-- START OF SUPPLIED DATA --

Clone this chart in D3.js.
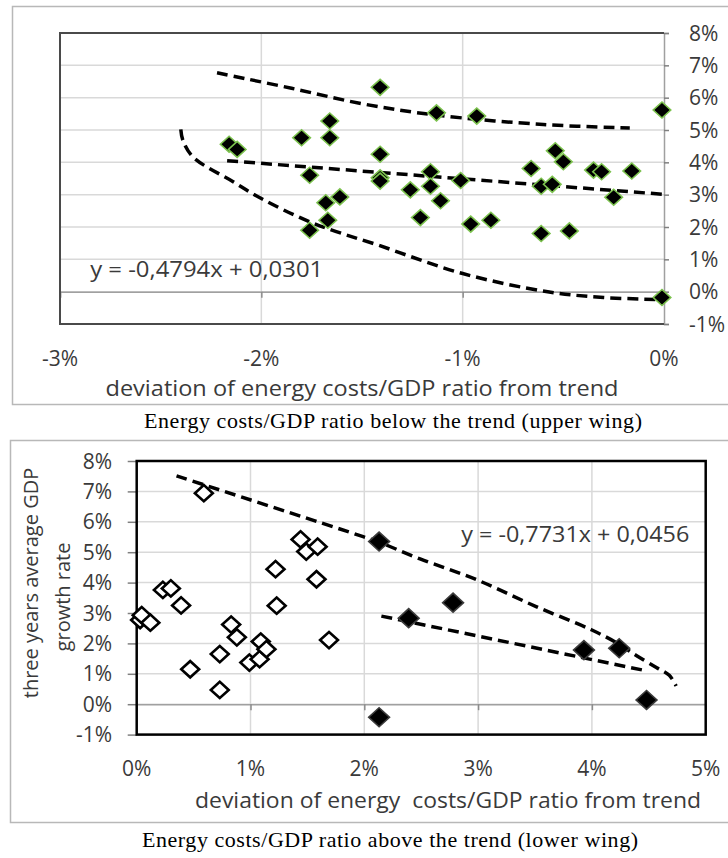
<!DOCTYPE html>
<html>
<head>
<meta charset="utf-8">
<script src="https://cdn.jsdelivr.net/npm/d3@7"></script>
<style>
  body { margin: 0; background: #fff; }
  svg text { font-family: "Open Sans", "Lato", sans-serif; fill: #3a3a3a; }
  svg text.caption { font-family: "Liberation Serif", "Times New Roman", serif; fill: #000; font-weight: normal; }
</style>
</head>
<body>
<svg id="chart" width="728" height="858"></svg>
<script>
var d3;

/* ===== DATA (all values in %) ===== */

// upper wing: energy costs/GDP ratio below trend
var upperDevX = [-2.16, -2.12, -1.80, -1.66, -1.66, -1.76, -1.61, -1.68, -1.67, -1.76,
                 -1.41, -1.13, -0.93, -0.01, -1.41, -1.41, -1.41, -1.26, -1.16, -1.16,
                 -1.11, -1.21, -1.01, -0.96, -0.86, -0.66, -0.61, -0.555, -0.54, -0.50,
                 -0.35, -0.31, -0.16, -0.25, -0.61, -0.47, -0.01];
var upperGrowth = [4.56, 4.40, 4.76, 5.28, 4.76, 3.60, 2.93, 2.75, 2.21, 1.90,
                   6.32, 5.53, 5.43, 5.62, 4.25, 3.52, 3.42, 3.15, 3.71, 3.26,
                   2.81, 2.29, 3.44, 2.09, 2.21, 3.81, 3.26, 3.32, 4.36, 4.02,
                   3.76, 3.71, 3.73, 2.92, 1.80, 1.88, -0.18];

// envelope curves drawn by hand over the upper wing
var upperHighX = [-2.22, -1.85, -1.49, -1.13, -0.60, -0.17];
var upperHighY = [6.77, 6.29, 5.80, 5.46, 5.17, 5.06];
var upperLowX = [-2.40, -2.39, -2.34, -2.14, -2.00, -1.74, -1.42, -1.00, -0.57, -0.30, -0.04];
var upperLowY = [5.02, 4.69, 4.17, 3.40, 2.88, 2.11, 1.44, 0.56, -0.01, -0.18, -0.24];

// linear trend y = a*x + b (fractions), and its x range in %
var upperTrend = [-0.4794, 0.0301];
var upperTrendRange = [-2.17, 0];

// lower wing: energy costs/GDP ratio above trend
var lowerOpenX = [0.03, 0.044, 0.12, 0.23, 0.30, 0.39, 0.47, 0.59, 0.73, 0.73, 0.83, 0.88,
                  0.99, 1.08, 1.09, 1.14, 1.22, 1.23, 1.44, 1.49, 1.59, 1.58, 1.69];
var lowerOpenY = [2.77, 2.93, 2.68, 3.76, 3.81, 3.25, 1.15, 6.94, 1.65, 0.47, 2.62, 2.20,
                  1.37, 1.48, 2.06, 1.81, 4.44, 3.24, 5.42, 5.02, 5.18, 4.11, 2.11];
var lowerFilledX = [2.13, 2.39, 2.78, 3.93, 4.24, 4.48, 2.13];
var lowerFilledY = [5.35, 2.83, 3.34, 1.78, 1.84, 0.14, -0.43];

var lowerEnvX = [0.35, 1.99, 2.13, 2.49, 2.99, 3.51, 4.00, 4.24, 4.39, 4.57, 4.68, 4.74];
var lowerEnvY = [7.51, 5.51, 5.33, 4.78, 4.09, 3.21, 2.44, 1.97, 1.60, 1.20, 0.95, 0.60];

var lowerTrend = [-0.7731, 0.0456];
var lowerTrendRange = [2.15, 4.48];

// ticks
var growthTicks = [-1, 0, 1, 2, 3, 4, 5, 6, 7, 8];
var upperXTicks = [-3, -2, -1, 0];
var lowerXTicks = [0, 1, 2, 3, 4, 5];

var upperEquation = "y = -0,4794x + 0,0301";
var lowerEquation = "y = -0,7731x + 0,0456";
var xTitleUpper = "deviation of energy costs/GDP ratio from trend";
var xTitleLower = "deviation of energy  costs/GDP ratio from trend";
var yTitleLower = ["three years average GDP", "growth rate"];
var captionUpper = "Energy costs/GDP ratio below the trend (upper wing)";
var captionLower = "Energy costs/GDP ratio above the trend (lower wing)";

/* ===== SET UP ===== */

var svg = d3.select('#chart');
var pct = function(d) { return d + '%'; };
var diamond = d3.symbol().type(d3.symbolSquare);

function toPoints(xs, ys) {
  return xs.map(function(x, i) { return [x, ys[i]]; });
}

function trendPoints(coef, range) {
  return range.map(function(x) { return [x, coef[0] * x + coef[1] * 100]; });
}

function drawPanel(p) {
  var x = d3.scaleLinear().domain(p.xDomain).range([p.left, p.right]);
  var y = d3.scaleLinear().domain([-1, 8]).range([p.bottom, p.top]);
  var g = svg.append('g');

  // outer frame
  g.append('rect')
    .attr('x', p.frame[0] + 0.5).attr('y', p.frame[1] + 0.5)
    .attr('width', p.frame[2]).attr('height', p.frame[3])
    .attr('fill', 'none').attr('stroke', '#b8b8b8').attr('stroke-width', 1.5);

  // gridlines
  g.append('g').selectAll('line')
    .data(growthTicks)
    .enter().append('line')
    .attr('x1', p.left).attr('x2', p.right)
    .attr('y1', function(d) { return y(d); }).attr('y2', function(d) { return y(d); })
    .attr('stroke', '#d9d9d9').attr('stroke-width', 1.5);

  g.append('g').selectAll('line')
    .data(p.xTicks.slice(1, -1))
    .enter().append('line')
    .attr('x1', function(d) { return x(d); }).attr('x2', function(d) { return x(d); })
    .attr('y1', p.top).attr('y2', p.bottom)
    .attr('stroke', '#d9d9d9').attr('stroke-width', 1.5);

  // x axis crossing at 0%
  var xAxis = d3.axisBottom(x).tickValues(p.xTicks).tickSize(6).tickFormat('');
  var xa = g.append('g')
    .attr('transform', 'translate(0,' + y(0) + ')')
    .call(xAxis);
  xa.select('.domain').attr('stroke', '#a0a0a0').attr('stroke-width', 1.5);
  xa.selectAll('.tick line').attr('stroke', '#8c8c8c').attr('stroke-width', 1.5);

  // y axis
  var yAxis = (p.yRight ? d3.axisRight(y) : d3.axisLeft(y))
    .tickValues(growthTicks).tickSize(p.yRight ? 5 : 9).tickFormat('');
  var ya = g.append('g')
    .attr('transform', 'translate(' + (p.yRight ? p.right : p.left) + ',0)')
    .call(yAxis);
  ya.select('.domain').attr('stroke', p.yRight ? '#a0a0a0' : 'none').attr('stroke-width', 1.5);
  ya.selectAll('.tick line').attr('stroke', '#808080').attr('stroke-width', 1.5);

  // plot border
  if (p.yRight) {
    g.append('path')
      .attr('d', 'M' + p.right + ',' + p.top + 'H' + p.left + 'V' + p.bottom + 'H' + p.right)
      .attr('fill', 'none').attr('stroke', '#4a4a4a').attr('stroke-width', 2);
  } else {
    g.append('rect')
      .attr('x', p.left).attr('y', p.top)
      .attr('width', p.right - p.left).attr('height', p.bottom - p.top)
      .attr('fill', 'none').attr('stroke', '#000').attr('stroke-width', 2.5);
  }

  // tick labels
  g.append('g').selectAll('text')
    .data(growthTicks)
    .enter().append('text')
    .attr('x', p.yLabelX)
    .attr('y', function(d) { return y(d); })
    .attr('dy', '0.36em')
    .attr('text-anchor', p.yRight ? 'start' : 'end')
    .style('font-size', p.fontSize + 'px')
    .text(pct);

  g.append('g').selectAll('text')
    .data(p.xTicks)
    .enter().append('text')
    .attr('x', function(d) { return x(d); })
    .attr('y', p.xLabelY)
    .attr('text-anchor', 'middle')
    .style('font-size', p.fontSize + 'px')
    .text(pct);

  // axis title
  g.append('text')
    .attr('x', p.xTitle[0]).attr('y', p.xTitle[1])
    .attr('text-anchor', 'middle')
    .attr('textLength', p.xTitle[2]).attr('lengthAdjust', 'spacingAndGlyphs')
    .style('font-size', p.fontSize + 'px')
    .style('white-space', 'pre')
    .text(p.xTitleText);

  // equation
  g.append('text')
    .attr('x', x(p.eqAt[0])).attr('y', y(p.eqAt[1]))
    .attr('textLength', p.eqAt[2]).attr('lengthAdjust', 'spacingAndGlyphs')
    .style('font-size', p.fontSize + 'px')
    .text(p.eqText);

  // dashed curves
  var line = d3.line()
    .x(function(d) { return x(d[0]); })
    .y(function(d) { return y(d[1]); });

  p.curves.forEach(function(c) {
    g.append('path')
      .attr('d', line.curve(d3.curveCatmullRom.alpha(0.5))(c))
      .attr('fill', 'none').attr('stroke', '#000')
      .attr('stroke-width', 3.5).attr('stroke-dasharray', '11,6');
  });

  g.append('path')
    .attr('d', line.curve(d3.curveLinear)(p.trend))
    .attr('fill', 'none').attr('stroke', '#000')
    .attr('stroke-width', 3.5).attr('stroke-dasharray', '11,6');

  // markers
  p.markers.forEach(function(m) {
    g.append('g').selectAll('path')
      .data(m.points)
      .enter().append('path')
      .attr('d', diamond.size(m.size)())
      .attr('transform', function(d) {
        return 'translate(' + x(d[0]) + ',' + y(d[1]) + ') scale(1.1,1) rotate(45)';
      })
      .attr('fill', m.fill)
      .attr('stroke', m.stroke)
      .attr('stroke-width', m.strokeWidth);
  });

  // caption
  svg.append('text')
    .attr('class', 'caption')
    .attr('x', p.caption[0]).attr('y', p.caption[1])
    .attr('text-anchor', 'middle')
    .attr('textLength', p.caption[2]).attr('lengthAdjust', 'spacing')
    .style('font-size', '22px')
    .text(p.captionText);

  return g;
}

/* ===== UPPER WING ===== */
drawPanel({
  frame: [12, 6, 720, 398],
  left: 60, right: 664, top: 33, bottom: 324,
  xDomain: [-3, 0], xTicks: upperXTicks,
  yRight: true, yLabelX: 689, xLabelY: 366,
  fontSize: 21,
  xTitle: [362, 396, 513], xTitleText: xTitleUpper,
  eqAt: [-2.85, 0.45, 233], eqText: upperEquation,
  curves: [toPoints(upperHighX, upperHighY), toPoints(upperLowX, upperLowY)],
  trend: trendPoints(upperTrend, upperTrendRange),
  markers: [{points: toPoints(upperDevX, upperGrowth), size: 128,
             fill: '#000', stroke: '#7cc24e', strokeWidth: 1.5}],
  caption: [393, 428, 498], captionText: captionUpper
});

/* ===== LOWER WING ===== */
var lower = drawPanel({
  frame: [10, 440, 722, 382],
  left: 136.7, right: 705.7, top: 461, bottom: 734.6,
  xDomain: [0, 5], xTicks: lowerXTicks,
  yRight: false, yLabelX: 112, xLabelY: 776,
  fontSize: 21,
  xTitle: [448, 808, 506], xTitleText: xTitleLower,
  eqAt: [2.852, 5.33, 228], eqText: lowerEquation,
  curves: [toPoints(lowerEnvX, lowerEnvY)],
  trend: trendPoints(lowerTrend, lowerTrendRange),
  markers: [{points: toPoints(lowerOpenX, lowerOpenY), size: 132,
             fill: '#fff', stroke: '#000', strokeWidth: 2.5},
            {points: toPoints(lowerFilledX, lowerFilledY), size: 180,
             fill: '#000', stroke: '#3c3c3c', strokeWidth: 1.5}],
  caption: [390, 847, 496], captionText: captionLower
});

// y title of lower wing, two lines rotated
lower.append('g')
  .selectAll('text')
  .data(yTitleLower)
  .enter().append('text')
  .attr('transform', function(d, i) {
    return 'translate(' + (i === 0 ? 38 : 70) + ',' + (i === 0 ? 583 : 597) + ') rotate(-90)';
  })
  .attr('text-anchor', 'middle')
  .style('font-size', '20px')
  .text(function(d) { return d; });
</script>
</body>
</html>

-- END OF SUPPLIED DATA --

*REQUIRED TASK*: Search the lines for the string "chart" and copy every line that has it.

*ANSWER FOR THIS EXERCISE*:
Clone this chart in D3.js.
<svg id="chart" width="728" height="858"></svg>
var svg = d3.select('#chart');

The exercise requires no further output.